## WORK REQUIRED
Look through the data below and report how many lines include "React". Only the number should be given.
╔══
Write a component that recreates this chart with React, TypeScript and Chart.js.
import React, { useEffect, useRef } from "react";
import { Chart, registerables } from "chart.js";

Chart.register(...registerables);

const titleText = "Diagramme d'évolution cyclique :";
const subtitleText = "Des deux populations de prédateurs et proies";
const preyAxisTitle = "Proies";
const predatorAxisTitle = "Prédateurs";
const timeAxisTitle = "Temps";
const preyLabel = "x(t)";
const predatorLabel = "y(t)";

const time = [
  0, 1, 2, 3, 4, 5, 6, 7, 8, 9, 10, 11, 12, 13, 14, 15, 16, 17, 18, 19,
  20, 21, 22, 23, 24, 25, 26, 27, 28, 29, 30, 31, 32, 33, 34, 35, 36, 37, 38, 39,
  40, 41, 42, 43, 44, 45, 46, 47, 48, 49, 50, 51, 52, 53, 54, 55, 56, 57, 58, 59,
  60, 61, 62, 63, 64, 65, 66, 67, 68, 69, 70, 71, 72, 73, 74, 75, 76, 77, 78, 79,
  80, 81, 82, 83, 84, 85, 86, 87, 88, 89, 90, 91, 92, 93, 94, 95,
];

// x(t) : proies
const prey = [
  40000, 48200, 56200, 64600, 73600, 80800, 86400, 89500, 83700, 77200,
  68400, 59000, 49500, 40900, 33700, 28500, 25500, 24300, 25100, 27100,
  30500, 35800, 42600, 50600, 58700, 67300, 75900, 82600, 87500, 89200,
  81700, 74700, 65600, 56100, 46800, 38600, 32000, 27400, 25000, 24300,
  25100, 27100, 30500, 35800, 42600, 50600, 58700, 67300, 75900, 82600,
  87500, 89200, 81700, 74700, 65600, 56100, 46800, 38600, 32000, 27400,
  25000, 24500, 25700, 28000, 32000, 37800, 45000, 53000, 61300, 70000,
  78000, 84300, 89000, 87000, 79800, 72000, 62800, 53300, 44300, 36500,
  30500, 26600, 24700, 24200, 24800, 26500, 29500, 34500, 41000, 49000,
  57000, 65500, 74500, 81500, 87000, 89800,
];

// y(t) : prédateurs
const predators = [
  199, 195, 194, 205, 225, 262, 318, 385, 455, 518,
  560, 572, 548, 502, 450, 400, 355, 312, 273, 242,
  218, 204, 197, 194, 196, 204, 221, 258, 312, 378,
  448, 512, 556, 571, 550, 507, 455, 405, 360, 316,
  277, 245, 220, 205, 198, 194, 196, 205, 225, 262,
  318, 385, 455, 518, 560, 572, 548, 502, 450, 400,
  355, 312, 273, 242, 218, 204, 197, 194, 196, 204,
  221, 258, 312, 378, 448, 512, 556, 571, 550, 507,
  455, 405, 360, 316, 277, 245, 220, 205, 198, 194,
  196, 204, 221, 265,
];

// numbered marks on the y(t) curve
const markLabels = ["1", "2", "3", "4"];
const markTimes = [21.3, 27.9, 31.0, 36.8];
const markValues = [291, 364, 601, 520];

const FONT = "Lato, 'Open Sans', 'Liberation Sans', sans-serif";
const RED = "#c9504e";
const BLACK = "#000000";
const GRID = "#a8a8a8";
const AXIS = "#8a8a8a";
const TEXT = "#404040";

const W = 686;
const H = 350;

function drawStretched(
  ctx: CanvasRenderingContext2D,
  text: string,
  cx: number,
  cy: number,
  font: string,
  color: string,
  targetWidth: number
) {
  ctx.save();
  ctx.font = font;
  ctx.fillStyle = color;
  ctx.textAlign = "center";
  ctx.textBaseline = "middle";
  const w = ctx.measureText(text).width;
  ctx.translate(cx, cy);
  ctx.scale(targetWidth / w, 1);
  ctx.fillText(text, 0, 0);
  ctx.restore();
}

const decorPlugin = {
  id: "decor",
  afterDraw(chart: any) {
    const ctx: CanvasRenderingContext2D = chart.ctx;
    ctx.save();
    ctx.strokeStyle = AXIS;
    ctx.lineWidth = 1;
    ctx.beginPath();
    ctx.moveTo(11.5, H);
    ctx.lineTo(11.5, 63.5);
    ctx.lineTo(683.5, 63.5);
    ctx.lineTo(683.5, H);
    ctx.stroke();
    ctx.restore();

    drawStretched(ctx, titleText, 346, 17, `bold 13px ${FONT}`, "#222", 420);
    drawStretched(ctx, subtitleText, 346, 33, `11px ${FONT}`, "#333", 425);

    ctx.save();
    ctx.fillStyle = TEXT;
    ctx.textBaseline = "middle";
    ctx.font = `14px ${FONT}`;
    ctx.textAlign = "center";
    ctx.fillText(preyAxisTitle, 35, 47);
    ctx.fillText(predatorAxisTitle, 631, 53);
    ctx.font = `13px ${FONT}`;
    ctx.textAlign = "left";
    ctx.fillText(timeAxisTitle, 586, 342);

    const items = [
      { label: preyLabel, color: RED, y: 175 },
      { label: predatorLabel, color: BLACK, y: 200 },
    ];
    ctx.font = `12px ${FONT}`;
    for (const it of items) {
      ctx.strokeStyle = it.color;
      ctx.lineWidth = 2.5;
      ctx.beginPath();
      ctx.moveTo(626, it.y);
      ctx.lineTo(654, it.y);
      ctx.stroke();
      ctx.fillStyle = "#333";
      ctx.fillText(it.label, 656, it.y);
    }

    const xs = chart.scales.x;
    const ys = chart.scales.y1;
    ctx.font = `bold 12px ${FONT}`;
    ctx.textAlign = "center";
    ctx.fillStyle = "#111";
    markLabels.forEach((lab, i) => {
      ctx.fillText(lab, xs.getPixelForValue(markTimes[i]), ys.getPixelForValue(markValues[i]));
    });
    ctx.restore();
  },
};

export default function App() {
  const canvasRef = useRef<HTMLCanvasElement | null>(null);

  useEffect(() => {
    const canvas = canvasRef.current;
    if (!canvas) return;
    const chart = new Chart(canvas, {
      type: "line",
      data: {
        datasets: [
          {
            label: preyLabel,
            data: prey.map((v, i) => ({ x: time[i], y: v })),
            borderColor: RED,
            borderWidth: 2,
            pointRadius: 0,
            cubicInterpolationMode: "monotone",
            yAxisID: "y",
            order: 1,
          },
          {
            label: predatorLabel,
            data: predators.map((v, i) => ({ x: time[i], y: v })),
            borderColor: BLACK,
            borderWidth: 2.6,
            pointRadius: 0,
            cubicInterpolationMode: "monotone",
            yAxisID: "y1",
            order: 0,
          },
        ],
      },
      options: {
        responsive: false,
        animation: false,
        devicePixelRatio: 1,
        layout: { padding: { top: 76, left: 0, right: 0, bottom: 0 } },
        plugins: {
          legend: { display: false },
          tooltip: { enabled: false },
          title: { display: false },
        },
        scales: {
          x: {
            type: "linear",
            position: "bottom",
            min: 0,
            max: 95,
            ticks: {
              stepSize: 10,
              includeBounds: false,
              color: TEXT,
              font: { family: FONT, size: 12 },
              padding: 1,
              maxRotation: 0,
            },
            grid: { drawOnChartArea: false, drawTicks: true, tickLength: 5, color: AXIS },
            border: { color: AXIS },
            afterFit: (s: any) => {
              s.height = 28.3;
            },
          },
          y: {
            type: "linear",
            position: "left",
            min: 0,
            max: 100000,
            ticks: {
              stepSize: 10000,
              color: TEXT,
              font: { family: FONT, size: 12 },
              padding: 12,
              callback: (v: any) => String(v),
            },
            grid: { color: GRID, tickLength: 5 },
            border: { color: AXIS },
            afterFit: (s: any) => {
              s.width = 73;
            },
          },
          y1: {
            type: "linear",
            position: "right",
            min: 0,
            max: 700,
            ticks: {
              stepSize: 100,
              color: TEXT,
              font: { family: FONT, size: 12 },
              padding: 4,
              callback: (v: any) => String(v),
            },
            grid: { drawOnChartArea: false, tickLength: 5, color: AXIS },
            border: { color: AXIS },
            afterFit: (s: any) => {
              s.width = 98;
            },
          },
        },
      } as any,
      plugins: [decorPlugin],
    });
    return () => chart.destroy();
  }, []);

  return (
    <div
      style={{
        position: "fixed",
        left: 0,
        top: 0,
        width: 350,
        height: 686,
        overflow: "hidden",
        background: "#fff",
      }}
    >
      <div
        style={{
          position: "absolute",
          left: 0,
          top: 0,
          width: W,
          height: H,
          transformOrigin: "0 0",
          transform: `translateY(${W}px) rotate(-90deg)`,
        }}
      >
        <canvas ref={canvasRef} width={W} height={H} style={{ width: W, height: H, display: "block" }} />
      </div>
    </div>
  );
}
╚══
## ANSWER TO THIS PROBLEM
2